### [AIM]
Go through the data below and copy it exactly, skipping every picture.

### [SOURCE DATA]
------------------------------------------------

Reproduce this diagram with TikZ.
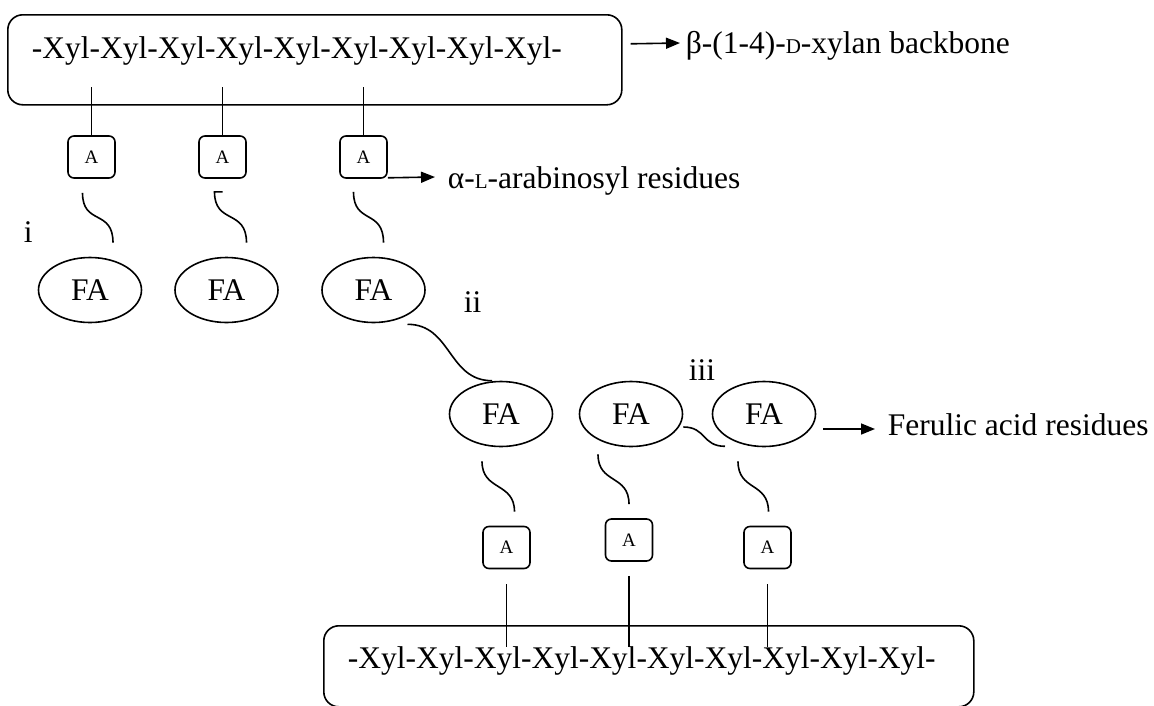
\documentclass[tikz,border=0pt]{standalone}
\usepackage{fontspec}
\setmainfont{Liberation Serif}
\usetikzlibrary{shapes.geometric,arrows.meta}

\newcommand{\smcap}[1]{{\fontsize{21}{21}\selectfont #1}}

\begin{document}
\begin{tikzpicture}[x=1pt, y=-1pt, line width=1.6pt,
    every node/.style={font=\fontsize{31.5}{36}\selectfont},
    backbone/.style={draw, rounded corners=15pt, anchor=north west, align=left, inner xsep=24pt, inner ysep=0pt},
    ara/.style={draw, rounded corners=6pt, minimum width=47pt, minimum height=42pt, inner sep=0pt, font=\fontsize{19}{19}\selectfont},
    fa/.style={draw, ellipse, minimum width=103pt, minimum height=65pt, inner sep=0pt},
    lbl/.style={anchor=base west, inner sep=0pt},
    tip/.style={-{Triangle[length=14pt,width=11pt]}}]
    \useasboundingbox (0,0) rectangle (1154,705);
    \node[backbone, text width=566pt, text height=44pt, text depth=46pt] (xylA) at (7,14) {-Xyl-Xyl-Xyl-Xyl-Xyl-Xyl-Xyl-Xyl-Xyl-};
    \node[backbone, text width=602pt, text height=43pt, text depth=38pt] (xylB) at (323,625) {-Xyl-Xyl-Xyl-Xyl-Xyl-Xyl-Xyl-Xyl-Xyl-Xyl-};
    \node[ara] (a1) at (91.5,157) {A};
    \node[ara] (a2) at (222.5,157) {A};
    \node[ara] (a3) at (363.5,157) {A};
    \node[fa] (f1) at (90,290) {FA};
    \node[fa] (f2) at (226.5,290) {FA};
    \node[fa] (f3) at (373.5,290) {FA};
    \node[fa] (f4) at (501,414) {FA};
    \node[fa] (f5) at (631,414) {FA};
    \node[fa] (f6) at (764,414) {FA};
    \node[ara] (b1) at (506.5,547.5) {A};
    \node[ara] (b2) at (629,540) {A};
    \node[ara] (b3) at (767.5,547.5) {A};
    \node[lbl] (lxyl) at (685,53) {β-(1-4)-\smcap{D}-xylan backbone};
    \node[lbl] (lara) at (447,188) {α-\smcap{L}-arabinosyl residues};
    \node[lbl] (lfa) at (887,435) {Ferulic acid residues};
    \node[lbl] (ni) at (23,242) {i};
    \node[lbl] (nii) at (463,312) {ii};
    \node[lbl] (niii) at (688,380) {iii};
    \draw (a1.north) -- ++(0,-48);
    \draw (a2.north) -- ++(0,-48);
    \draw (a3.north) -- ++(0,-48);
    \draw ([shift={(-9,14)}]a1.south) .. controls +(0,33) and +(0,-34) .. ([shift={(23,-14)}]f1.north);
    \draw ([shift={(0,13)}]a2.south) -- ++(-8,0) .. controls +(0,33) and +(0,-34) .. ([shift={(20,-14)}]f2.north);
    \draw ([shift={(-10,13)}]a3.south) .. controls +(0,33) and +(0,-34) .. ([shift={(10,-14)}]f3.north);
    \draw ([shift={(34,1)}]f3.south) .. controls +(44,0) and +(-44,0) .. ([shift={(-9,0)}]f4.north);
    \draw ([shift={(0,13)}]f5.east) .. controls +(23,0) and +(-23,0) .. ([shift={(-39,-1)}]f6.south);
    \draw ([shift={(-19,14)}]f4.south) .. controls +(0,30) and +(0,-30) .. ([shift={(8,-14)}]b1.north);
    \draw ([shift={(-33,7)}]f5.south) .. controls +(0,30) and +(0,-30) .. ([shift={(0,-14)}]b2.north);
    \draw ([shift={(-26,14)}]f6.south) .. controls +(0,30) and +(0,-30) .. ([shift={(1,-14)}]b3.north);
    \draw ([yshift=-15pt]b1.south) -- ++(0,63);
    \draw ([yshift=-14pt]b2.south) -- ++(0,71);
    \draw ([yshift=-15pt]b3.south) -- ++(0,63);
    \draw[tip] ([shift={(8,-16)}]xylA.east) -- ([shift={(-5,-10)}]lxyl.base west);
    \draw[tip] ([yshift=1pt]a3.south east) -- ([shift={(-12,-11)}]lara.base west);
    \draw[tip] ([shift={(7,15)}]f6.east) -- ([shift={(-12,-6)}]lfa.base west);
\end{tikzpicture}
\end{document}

------------------------------------------------

### [COMPLETE RESPONSE]
Reproduce this diagram with TikZ.
\documentclass[tikz,border=0pt]{standalone}
\usepackage{fontspec}
\setmainfont{Liberation Serif}
\usetikzlibrary{shapes.geometric,arrows.meta}

\newcommand{\smcap}[1]{{\fontsize{21}{21}\selectfont #1}}

\begin{document}
\begin{tikzpicture}[x=1pt, y=-1pt, line width=1.6pt,
    every node/.style={font=\fontsize{31.5}{36}\selectfont},
    backbone/.style={draw, rounded corners=15pt, anchor=north west, align=left, inner xsep=24pt, inner ysep=0pt},
    ara/.style={draw, rounded corners=6pt, minimum width=47pt, minimum height=42pt, inner sep=0pt, font=\fontsize{19}{19}\selectfont},
    fa/.style={draw, ellipse, minimum width=103pt, minimum height=65pt, inner sep=0pt},
    lbl/.style={anchor=base west, inner sep=0pt},
    tip/.style={-{Triangle[length=14pt,width=11pt]}}]
    \useasboundingbox (0,0) rectangle (1154,705);
    \node[backbone, text width=566pt, text height=44pt, text depth=46pt] (xylA) at (7,14) {-Xyl-Xyl-Xyl-Xyl-Xyl-Xyl-Xyl-Xyl-Xyl-};
    \node[backbone, text width=602pt, text height=43pt, text depth=38pt] (xylB) at (323,625) {-Xyl-Xyl-Xyl-Xyl-Xyl-Xyl-Xyl-Xyl-Xyl-Xyl-};
    \node[ara] (a1) at (91.5,157) {A};
    \node[ara] (a2) at (222.5,157) {A};
    \node[ara] (a3) at (363.5,157) {A};
    \node[fa] (f1) at (90,290) {FA};
    \node[fa] (f2) at (226.5,290) {FA};
    \node[fa] (f3) at (373.5,290) {FA};
    \node[fa] (f4) at (501,414) {FA};
    \node[fa] (f5) at (631,414) {FA};
    \node[fa] (f6) at (764,414) {FA};
    \node[ara] (b1) at (506.5,547.5) {A};
    \node[ara] (b2) at (629,540) {A};
    \node[ara] (b3) at (767.5,547.5) {A};
    \node[lbl] (lxyl) at (685,53) {β-(1-4)-\smcap{D}-xylan backbone};
    \node[lbl] (lara) at (447,188) {α-\smcap{L}-arabinosyl residues};
    \node[lbl] (lfa) at (887,435) {Ferulic acid residues};
    \node[lbl] (ni) at (23,242) {i};
    \node[lbl] (nii) at (463,312) {ii};
    \node[lbl] (niii) at (688,380) {iii};
    \draw (a1.north) -- ++(0,-48);
    \draw (a2.north) -- ++(0,-48);
    \draw (a3.north) -- ++(0,-48);
    \draw ([shift={(-9,14)}]a1.south) .. controls +(0,33) and +(0,-34) .. ([shift={(23,-14)}]f1.north);
    \draw ([shift={(0,13)}]a2.south) -- ++(-8,0) .. controls +(0,33) and +(0,-34) .. ([shift={(20,-14)}]f2.north);
    \draw ([shift={(-10,13)}]a3.south) .. controls +(0,33) and +(0,-34) .. ([shift={(10,-14)}]f3.north);
    \draw ([shift={(34,1)}]f3.south) .. controls +(44,0) and +(-44,0) .. ([shift={(-9,0)}]f4.north);
    \draw ([shift={(0,13)}]f5.east) .. controls +(23,0) and +(-23,0) .. ([shift={(-39,-1)}]f6.south);
    \draw ([shift={(-19,14)}]f4.south) .. controls +(0,30) and +(0,-30) .. ([shift={(8,-14)}]b1.north);
    \draw ([shift={(-33,7)}]f5.south) .. controls +(0,30) and +(0,-30) .. ([shift={(0,-14)}]b2.north);
    \draw ([shift={(-26,14)}]f6.south) .. controls +(0,30) and +(0,-30) .. ([shift={(1,-14)}]b3.north);
    \draw ([yshift=-15pt]b1.south) -- ++(0,63);
    \draw ([yshift=-14pt]b2.south) -- ++(0,71);
    \draw ([yshift=-15pt]b3.south) -- ++(0,63);
    \draw[tip] ([shift={(8,-16)}]xylA.east) -- ([shift={(-5,-10)}]lxyl.base west);
    \draw[tip] ([yshift=1pt]a3.south east) -- ([shift={(-12,-11)}]lara.base west);
    \draw[tip] ([shift={(7,15)}]f6.east) -- ([shift={(-12,-6)}]lfa.base west);
\end{tikzpicture}
\end{document}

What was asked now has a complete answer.